Why are commercial bank mortgage rates in Nigeria so high?

Commercial mortgages, roughly 18-28%+ per annum, are mostly variable and priced off the CBN Monetary Policy Rate plus a risk margin. The policy rate was 27.5% for most of 2025 and 27% into 2026, so unsubsidised rates cannot reach single digits while the benchmark is that high. Only government-subsidised schemes offer single-digit rates.

Can I apply to FMBN directly for an NHF loan?

No. Individuals cannot apply directly to FMBN. You must apply through a licensed and accredited Primary Mortgage Bank, which packages and forwards your application to FMBN. You also need at least six months of NHF contributions (2.5% of basic salary) and verifiable income.

How much deposit do I need to buy with a mortgage?

It depends on the scheme. The NHF is tiered by loan band (0% up to N5m, then 10%, 20%, up to 30% on the largest loans). MREIF starts at 10%. Commercial banks and PMBs typically require 20-50%, commonly 20-30% for residents, and the Diaspora NHF requires 30%. These figures are indicative and subject to change.

Can I use a mortgage to buy land or an off-plan property?
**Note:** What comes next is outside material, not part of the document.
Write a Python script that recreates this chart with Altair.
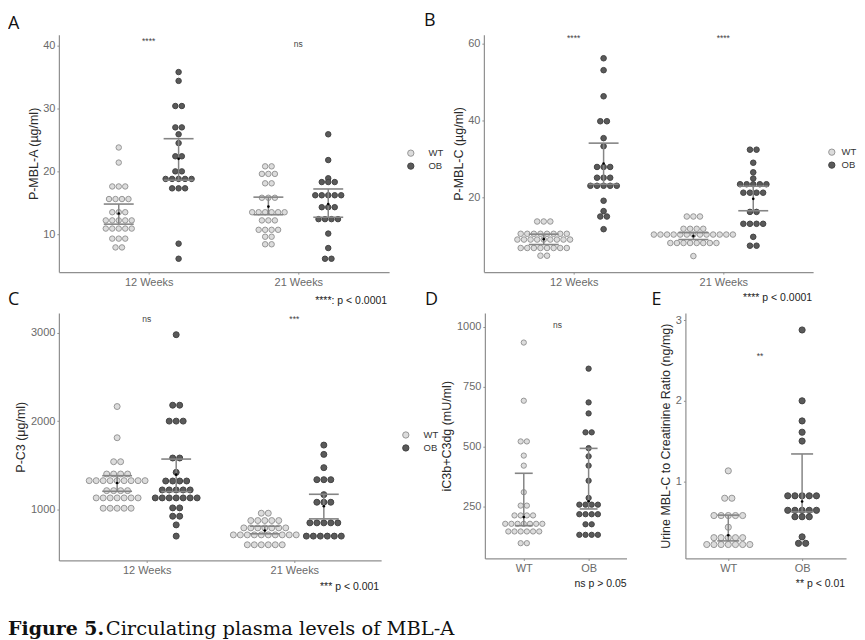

You cannot buy bare land with a mortgage; only completed or under-construction houses qualify. Off-plan units can be financed by some lenders, usually at higher equity, but are excluded by MREIF, which covers only completed, registered-title properties. Off-plan purchases also carry delivery and title risk, so verify the title and the developer carefully.

Can Nigerians living abroad get a mortgage to buy property back home?

Yes. The FMBN Diaspora NHF Mortgage lets you register, contribute and borrow (9% rate, 30% equity, up to N50m) without travelling home. Several commercial banks also offer diaspora products with no NHF requirement, and MREIF is open to eligible diaspora buyers. The Non-Resident BVN, launched in 2025, lets you complete much of the application online, though title verification and closing usually still need a local representative.